De acuerdo, la escritora ecuatoriana tematiza la deep web y el mundo de los videojuegos; y sí, sus personajes se pierden en las redes sociales —incluso viendo vídeos de PlayGround en Facebook, como hacen las protagonistas de Mandíbula, su última novela—; pero para ella internet es "un espacio corporal", una extensión física de la realidad que nos recuerda a la estética cyberpunk de David Croneberg y su visión de la "nueva carne": la fusión orgánica de la máquina con el hombre.

Quizá el hecho de formar parte del prestigioso grupo de Bogota39 —la selección de 39 escritores latinoamericanos menores de cuarenta años elaborada por el Hay Festival— ha facilitado la asociación ramplona de la literatura de Ojeda con una escritura "joven" o "generacional". Pero su fascinación por el mal —relaciones de abusos, conductas perversas, sórdidos rituales de paso— debe pensarse más bien como la exploración universal de una monstruosidad esencialmente humana, que trasciende la distopía tecnología y se expresa en el lenguaje enfermizo de los sueños.

Ojeda, además, dedica su tesis doctoral a la literatura pornoerótica, y tanto sus cuentos como los poemas de El ciclo de las piedras se ajustan a este mismo imaginario: "el monstruo y la persona / habitan la misma línea que parte la materia / en dos hemisferios míticos / de pulmones que respiran el aire de otras regiones / desplazadas más allá del sur."

Mandíbula confirma que este acercamiento al erotismo de Bataille —que define como la ratificación de la vida hasta en la muerte— no fue un coqueteo esporádico.
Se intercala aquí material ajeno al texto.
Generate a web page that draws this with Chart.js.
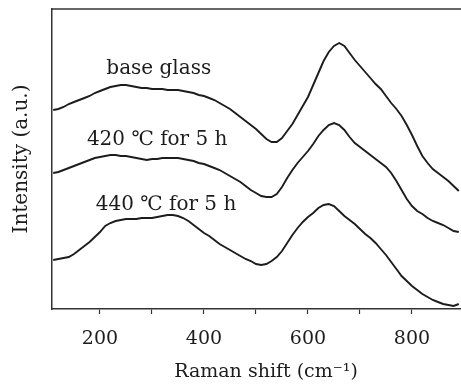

El libro se abre con un epígrafe del francés —"el horror ligado a la vida como un árbol a la luz"— y se configura como una perturbadora bildungsroman en la que cuatro adolescentes asisten al nacimiento de una "criatura sin rostro" que han gestado en su interior.

Los libros de Ojeda no retratan la violencia, trabajan con ella. La etiqueta es innecesaria, imposible, porque funcionan como un espejo opaco, que nos devuelve sólo oscuridad. Leyendo sus novelas descubrimos que nosotros somos la criatura sin rostro, y que la telaraña en la que estamos atrapados lleva nuestra firma.